PLANET OF THE OOD by Keith Temple
Story 36

Synopsis:
The Doctor sets co-ordinates at random, landing the TARDIS in a snowy landscape. He and Donna soon find a dying Ood, which talks of a "circle". They come to Ood Operations, a company who market and ship the Ood across local space, and learn they're on Ood-Sphere. Donna is appalled to realise the Ood are slaves. The Doctor suspects there's more to it than simple obedience. Their investigations coincide with increasing outbreaks in the Ood, some of whom are now going berserk. Halpen, head of OO, believes the Doctor is causing trouble, and when the Ood break out of captivity
en masse, he sets off for Warehouse 15, where he can put a stop to it. The Doctor and Donna are led there by the chief Ood, Ood Sigma, and they find a giant Ood brain, which Halpen now plans to blow up. They note the brain is kept quiet by a "circle" of machines. Halpen realises that Ood Sigma has been slowly feeding him a substance that effects a transformation into an Ood, and the Doctor stops the planned explosions, and breaks the circle, freeing the Ood. Word travels fast, and soon the Ood are being returned to their natural home planet. But not before Ood Sigma gives the Doctor a warning of the future...
Review:-
Donna Noble meets some proper aliens on a proper alien planet, and the Doctor finds old friends and old problems...
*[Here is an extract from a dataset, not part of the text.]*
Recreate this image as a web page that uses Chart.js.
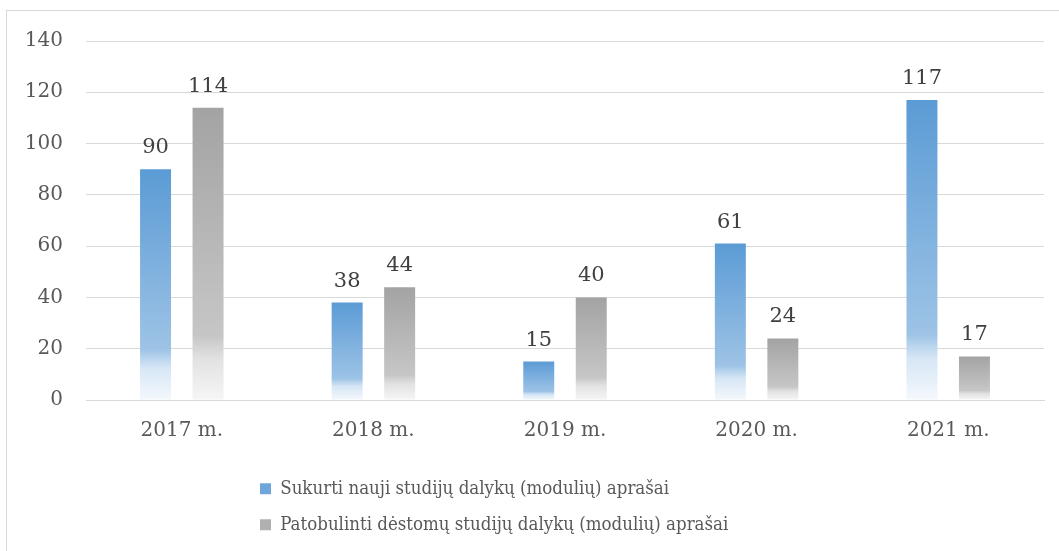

After their minimal role in
The Impossible Planet/The Satan Pit, the chance for the Ood to take centre stage seems pretty sound. Their servile nature leads to an examination of slavery, with humans seeming to see nothing strange in the arrangement. But the Doctor and Donna take a wider perspective.
Halpen, the selfish head of OO, is excellently played by Tim McInnerny, striking the right note of economic brutality and vain obsession that has been the mark of many a bad guy over the years. He's credibly the sort of man who could see Ood as sub-human, and yet welcome the presence of his loyal Ood, Ood Sigma. That duality, combined with some useful dialogue about OO being a family business, helps fill out the character, who could so easily have been crudely dismissed.
Less impressive is Kess, head of security, who sees the Ood in purely black & white terms, and comes to a fitting end when they turn the tables.
What doesn't quite work is the Ood revolt. Like their last appearance, they seem to be operated by a superior intelligence, but this time it is one of their own, and all part of a unifying whole.
The sinister presence in Warehouse 15 turns out to be a giant super-brain, held in check by a circle of machinery. The Ood need to break the circle to free the brain and complete themselves... regrettably, this is a little bit opaque, and whilst the notion that the servility of the Ood is connected to having one of their brains cut off and replaced is memorably gruesome, it throws up more questions than answers. That a race could evolve with exterior brains on a string is perhaps no more silly than the curious circular feet of
the Sensorites (who remarkably get a mention here!), but when Halpen is later mutated into an Ood by the repeated ingestion of Ood DNA, or whatever it was, logic and reason throw their hands up in defeat.
That the idea of freeing the Ood from slavery, as Donna correctly points out, is wrapped up with their special Song tips this further over the edge. I'm afraid I took all that guff about the wonder of the music to be a metaphor for the over-rated and samey works of Murray Gold,
uber-composer for the New Series. It's certainly a more bearable metaphor than Halpen comparing the slaughter of the rabid Ood to the treatment of Foot & Mouth Disease, which seems not to have concerned many other people. There have been clunking and insulting metaphors used in the last few years, so FMD comes as little surprise. Perhaps nowhere is safe from the pen of the pretend-satirist.
Whilst it is nice that the Doctor and Donna win the Ood over by their actions and compassion, and this is then repaid when their lives are threatened, it's questionable how much they actually achieve. Ood Sigma was clearly working on Halpen for a long time, and it was Halpen's scientist who was the 'Friends Of The Ood' activist all along. Perhaps it was the mask of confusion that they brought that helped cover the rest until the time came. Perhaps.
Whilst undeniably set in beautiful scenery (though the frozen landscape is one of many elements reminiscent of
Revelation of the Daleks), and with a straightforward tale to tell about slavery being bad, I just felt that there was the script wasn't as wonderful as it clearly thought it was, and there was too many brains used to the wrong effect. And the now-tiresome comments such as telling the Doctor his song will soon end is trying to do too much.
It was good. But it could have been better.
Disclaimer: I have watched this story.